Les avancées sont spectaculaires. En 2010, l’île avait déjà réduit de 40 % ses émissions de CO2 issues d’énergies fossiles par rapport à leur niveau de 1990, en dépit d’une hausse des consommations. Ce bond est essentiellement dû à la révolution énergétique menée dans le chauffage des bâtiments : la conversion aux renouvelables et une meilleure efficacité énergétique des équipements. La capitale, Visby (45 % de la population), est desservie pour plus des trois quarts par un réseau de chaleur alimenté à 97 % en copeaux de bois (80 %), en biogaz et par une pompe à chaleur. Dans l’habitat rural dispersé, la plupart des chaudières à fioul ont disparu, substituées par modèles à biomasse ou des pompes à chaleur. La foresterie est en plein développement : le bois local, qui approvisionne déjà majoritairement les Gotlandais, peut à terme couvrir tous les besoins en chauffage.
Les quelque 250 fermes laitières de l’île se sont regroupées pour produire du biogaz à partir de leurs déchets organiques. Il alimente l’unité de déshydratation du lait (pour la vente hors de l’île), qui fonctionnait auparavant au fioul.

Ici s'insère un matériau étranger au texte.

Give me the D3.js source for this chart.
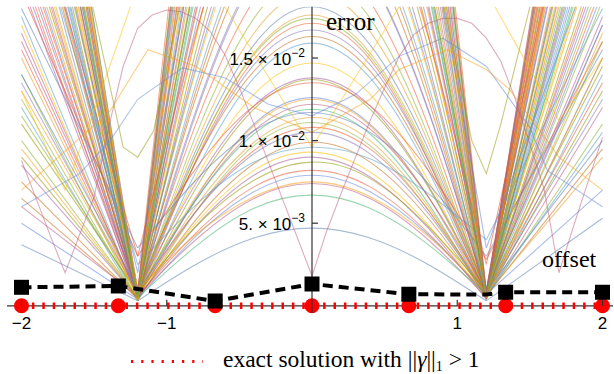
<!DOCTYPE html>
<html><head><meta charset="utf-8">
<script src="https://cdn.jsdelivr.net/npm/d3@7"></script>
<style>body{margin:0;background:#fff}svg{display:block}</style>
</head><body><svg id="c" width="614" height="374"></svg>
<script>
// ---- data (error values in units of 1e-4) ----
// each curve: value at offsets archX
const archX = [-2, -1.2, -0.8, -0.4, 0, 0.4, 0.8, 1.2, 2];
const curves = [
[310,6,94,158,181,158,95,8,260],[150,5,91,153,176,153,92,7,400],[420,8,91,152,174,151,90,6,160],
[205,4,88,149,171,149,88,5,215],[135,7,87,146,167,146,88,9,335],[355,10,87,142,163,142,85,6,440],
[120,3,81,138,159,138,82,4,140],[250,6,77,128,147,128,76,5,290],[440,9,74,121,138,121,73,8,175],
[90,5,71,119,137,119,72,6,130],[190,30,83,121,135,121,82,28,160],[385,4,65,110,126,110,66,5,190],
[280,7,66,109,125,109,66,7,370],[60,6,64,106,122,107,66,9,170],[330,8,64,104,119,104,62,4,245],
[180,35,76,106,117,105,74,30,155],[230,5,60,99,114,100,60,6,420],[140,3,57,97,111,97,58,5,110],
[155,6,57,94,108,95,58,8,310],[405,9,57,92,105,92,56,7,205],[75,4,52,86,99,87,53,6,95],
[260,25,61,87,96,89,68,40,180],[345,7,50,82,93,81,49,5,385],[85,5,48,79,90,78,47,4,275],
[110,8,48,76,87,77,48,9,145],[215,6,44,72,82,72,44,6,350],[50,4,42,69,79,69,43,7,70],
[395,10,43,66,75,66,42,8,230],[165,6,40,65,74,65,40,5,120],[300,5,36,59,67,59,37,7,430],
[37,3,25,41,47,41,25,3,53],[430,6,98,165,190,166,99,7,90],[100,5,103,174,200,174,103,5,300],
[240,8,110,185,212,184,109,6,195],[365,4,116,198,228,199,118,8,125],[275,7,126,213,245,213,125,5,360],
[175,5,134,228,262,228,134,6,255],[415,9,142,239,275,239,141,7,410],[195,6,148,252,290,252,147,4,320],
[320,3,154,265,305,265,156,6,220],[370,8,163,277,318,277,164,9,395],[225,5,169,288,332,288,169,5,150],
[130,7,176,300,345,300,177,8,285],[290,4,182,312,360,313,183,6,445],[445,6,189,323,372,323,190,7,240],
[140,10,198,335,385,335,197,8,340],[255,5,202,345,398,345,201,4,165],[115,7,209,356,410,356,208,6,200],
[340,4,215,369,425,369,215,5,375],[210,8,223,380,438,380,223,7,265],[400,6,228,391,450,391,230,9,425],
[285,5,235,403,465,404,236,6,170],[170,3,241,414,478,415,242,5,305],[360,7,249,425,490,425,249,7,210],
[235,9,257,439,505,438,256,6,390],[425,4,262,451,520,451,264,8,135],[305,6,271,464,535,464,270,5,250],
[95,5,277,475,548,476,278,7,355],[200,8,284,486,560,486,282,4,435],[380,6,291,499,575,499,291,6,280],
[265,5,298,512,590,512,300,9,100],[350,7,306,525,605,525,305,5,325],[125,4,312,538,620,538,313,6,185],
[220,9,322,551,635,551,322,8,405],[410,6,118,200,230,200,119,7,295],[65,5,130,222,255,222,130,5,365],
[295,8,144,244,280,243,143,6,105],[335,4,162,278,320,278,164,7,235],[245,6,178,304,350,304,180,9,415],
[390,5,200,343,395,343,201,6,270],[270,30,165,264,300,263,163,25,345],[315,20,220,366,420,368,228,35,225],
[435,6,258,442,510,442,258,5,150],[160,7,304,521,600,521,304,8,380],[375,5,193,330,380,330,193,6,315]
];
// irregular curves
const pinkX = [-2,-1.9,-1.8,-1.7,-1.6,-1.5,-1.4,-1.3,-1.2,-1.1,-1,-0.9,-0.8,-0.7,-0.6,-0.5,-0.4,-0.3,-0.2,-0.1,0,0.1,0.2,0.3,0.4,0.5,0.6,0.7,0.8,0.9,1,1.1,1.2,1.3,1.4,1.5,1.6,1.7,1.8,1.9,2];
const pinkV = [88,65,42,20,43,66,108,145,168,176,179,178,174,166,152,132,110,87,64,41,18,45,68,90,112,132,151,164,171,174,174,171,162,148,125,98,70,20,48,75,102];
const yellowX = [-2,-1.7,-1.46,-1.25,-1.0,-0.6,0,0.6,1.0,1.26,1.4,1.7,2];
const yellowV = [130,70,128,181,235,181,96,181,235,181,159,112,150];
const blueX = [-2,-1.6,-1.39,-1.2,-0.89,-0.6,-0.3,0,0.3,0.6,0.9,1.2,1.5,1.62,2];
const blueV = [60,80,100,125,144,138,122,115,128,151,162,145,108,82,60];
const orangeX = [-2,-1.39,-1.13,-0.8,-0.4,0,0.4,0.6,0.93,1.2,1.36,1.7,2];
const orangeV = [70,118,155,145,120,105,125,143,155,143,131,90,70];
const oliveX = [-2,-1.51,-1.3,-1.2,-1.09,-0.91,0,0.91,1.1,1.2,1.3,1.5,2];
const oliveV = [380,181,96,90,106,181,500,181,100,80,110,181,380];
// dashed line + markers (error in units of 1e-4)
const dashX = [-2,-4/3,-1.2,-2/3,0,2/3,1.2,4/3,2];
const dashV = [11.2,12.0,10.2,2.9,13.2,7.0,6.8,8.2,8.2];
const squareX = [-2,-4/3,-2/3,0,2/3,4/3,2];
const squareV = [11.2,12.0,2.9,13.2,7.0,8.2,8.2];
const exactX = [-2,-4/3,-2/3,0,2/3,4/3,2];
const exactV = [0,0,0,0,0,0,0];
const xTicks = [-2,-1,1,2];
const yTicks = [0.005,0.01,0.015];
const yTickBase = ["5. × 10","1. × 10","1.5 × 10"];
const yTickExp = ["−3","−2","−2"];

const UNIT = 1e-4;
const palette = ["#5E81B5","#E19C24","#8FB032","#EB6235","#8778B3","#C56E1A","#5D9EC7","#FFBF00","#A5609D","#929600","#E95536","#6685D9","#F89F13","#BC5B80","#47B66D"];

const svg = d3.select("#c");
const W = 614, H = 374;
const x = d3.scaleLinear().domain([-2,2]).range([21.5,602.5]);
const y = d3.scaleLinear().domain([0,0.0181]).range([305.8,6.8]);

svg.append("defs").append("clipPath").attr("id","clip")
  .append("rect").attr("x",0).attr("y",y(0.0181)).attr("width",W).attr("height",H);
const g = svg.append("g").attr("clip-path","url(#clip)");

const lin = d3.line().x(d=>x(d[0])).y(d=>y(d[1]*UNIT));
const nat = d3.line().x(d=>x(d[0])).y(d=>y(d[1]*UNIT)).curve(d3.curveNatural);

curves.forEach((r,i)=>{
  const pts = archX.map((xx,j)=>[xx,r[j]]);
  const d = lin([pts[0],pts[1]]) + nat(pts.slice(1,8)) + lin([pts[7],pts[8]]);
  g.append("path").attr("d",d).attr("fill","none")
    .attr("stroke",palette[i%palette.length]).attr("stroke-opacity",0.55).attr("stroke-width",1.1);
});
const specials = [[pinkX,pinkV,"#BC5B80"],[yellowX,yellowV,"#FFBF00"],[blueX,blueV,"#6685D9"],[orangeX,orangeV,"#F89F13"],[oliveX,oliveV,"#929600"]];
specials.forEach(([xs,vs,c])=>{
  g.append("path").attr("d",lin(xs.map((xx,j)=>[xx,vs[j]]))).attr("fill","none")
    .attr("stroke",c).attr("stroke-opacity",0.5).attr("stroke-width",1.1);
});

// x axis line
const x0 = x(0), y0 = y(0);
svg.append("line").attr("x1",7).attr("x2",613).attr("y1",y0).attr("y2",y0)
  .attr("stroke","#333").attr("stroke-width",1.2);

// exact solution dotted line
svg.append("line").attr("x1",x(-2)).attr("x2",x(2)).attr("y1",y(0)).attr("y2",y(0))
  .attr("stroke","#ff0000").attr("stroke-width",6.5).attr("stroke-dasharray","2.5,7.9");
svg.selectAll("circle.ex").data(exactX).join("circle").attr("class","ex")
  .attr("cx",d=>x(d)).attr("cy",(d,i)=>y(exactV[i])).attr("r",7.5).attr("fill","#ff0000");

// y axis line and ticks
svg.append("line").attr("x1",x0).attr("x2",x0).attr("y1",y(0.0181)).attr("y2",313)
  .attr("stroke","#333").attr("stroke-width",1.2);
const sans = "Liberation Sans, Arial, sans-serif";
xTicks.forEach(t=>{
  svg.append("line").attr("x1",x(t)).attr("x2",x(t)).attr("y1",y0).attr("y2",y0-6)
    .attr("stroke","#333").attr("stroke-width",1.2);
  svg.append("text").attr("x",x(t)).attr("y",328.5).attr("text-anchor","middle")
    .attr("font-family",sans).attr("font-size",17).attr("fill","#000")
    .text(d3.format("")(t).replace("-","−"));
});
yTicks.forEach((t,i)=>{
  svg.append("line").attr("x1",x0).attr("x2",x0+6).attr("y1",y(t)).attr("y2",y(t))
    .attr("stroke","#333").attr("stroke-width",1.2);
  const tx = svg.append("text").attr("x",x0-7).attr("y",y(t)+6.5).attr("text-anchor","end")
    .attr("font-family",sans).attr("font-size",17).attr("fill","#000");
  tx.append("tspan").text(yTickBase[i]);
  tx.append("tspan").attr("dy",-7.5).attr("font-size",12).text(yTickExp[i]);
});

// dashed black line + squares
svg.append("path").attr("d",lin(dashX.map((xx,j)=>[xx,dashV[j]]))).attr("fill","none")
  .attr("stroke","#000").attr("stroke-width",4).attr("stroke-dasharray","10,6");
svg.selectAll("rect.sq").data(squareX).join("rect").attr("class","sq")
  .attr("x",d=>x(d)-7.5).attr("y",(d,i)=>y(squareV[i]*UNIT)-7.5).attr("width",15).attr("height",15).attr("fill","#000");

// axis labels
const serif = "Liberation Serif, Times New Roman, serif";
svg.append("text").attr("x",326).attr("y",30).attr("font-family",serif).attr("font-size",25).text("error");
svg.append("text").attr("x",542).attr("y",267).attr("font-family",serif).attr("font-size",24).text("offset");

// legend
svg.append("line").attr("x1",131).attr("x2",203).attr("y1",361.5).attr("y2",361.5)
  .attr("stroke","#ff0000").attr("stroke-width",3).attr("stroke-dasharray","2.2,8");
const lt = svg.append("text").attr("x",223).attr("y",366.5).attr("font-family",serif).attr("font-size",23.5);
lt.append("tspan").text("exact solution with ||");
lt.append("tspan").attr("font-style","italic").text("γ");
lt.append("tspan").text("||");
lt.append("tspan").attr("dy",4).attr("font-size",14).text("1");
lt.append("tspan").attr("dy",-4).text(" > 1");
</script></body></html>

Une sobriété collective et heureuse
La consommation d’électricité, qui augmente aussi, est aujourd’hui couverte à 30 % par des éoliennes locales. Le complément est assuré par le réseau national, qui dessert l’île par un câble sous-marin.
La municipalité assume un rôle moteur. Tous ses appels d’offre imposent des contraintes environnementales fortes, et elle est parvenue à réduire de près de 50 % les émissions de ses activités propres. Elle s’approvisionne en électricité « 100 % renouvelable », ses bâtiments sont chauffés par le réseau de chaleur de Visby ou bien par des chaudières à énergies renouvelables, et il a été décidé qu’au moins 95 % de l’énergie consommée par les constructions publiques neuves devra être verte. La bibliothèque centrale, exemplaire par sa conception bioclimatique et bâtie avec des matériaux recyclables, consomme deux fois moins d’énergie qu’un édifice classique. La municipalité construit également des habitations « basse consommation » pour la location.
Le secteur des transports, sempiternellement reconnu comme le plus délicat en raison de sa dépendance quasi exclusive aux hydrocarbures fossiles, a lui aussi entamé sa transition énergétique. Fin 2010, une station délivrant du biogaz, tiré de l’usine d’épuration des eaux usées, a ouvert sur le port de Visby. Les quatre bus du réseau public urbain y sont convertis. Une petite centaine de voitures vient également s’y approvisionner — privés, taxis, véhicules municipaux. Gotland, grâce à ses ressources organiques, pourrait un jour se passer de carburants importés.
Deux câbles sous-marins relient Gotland au continent à 140 km de distance. Lorsqu’ils ont été installés ils avaient pour but de fournir de l’électricité à l’île en période de pics de consommation. Aujourd’hui ils ont été réaménagés en « aller-retour » afin de pouvoir injecter l’électricité produite par les parcs éoliens de Gotland lorsque ceux-ci produisent plus que ce que l’île consomme. Mais la capacité du réseau local et des câbles sous-marins est à son maximum alors même que l’île compte fortement sur la croissance de sa production éolienne. L’installation d’un nouveau câble est en prévision, il devrait permettre à l’île de démarrer ses nouveaux projets éoliens qui auront pour objectif de fournir exclusivement le continent, compensant ainsi les émissions de CO2.
D’ici à 2025, les autorités estiment par ailleurs que les incitations à la sobriété énergétique auront enrayé la croissance des consommations, et l’auront même fait diminuer de 10 % par rapport à son niveau de 2010.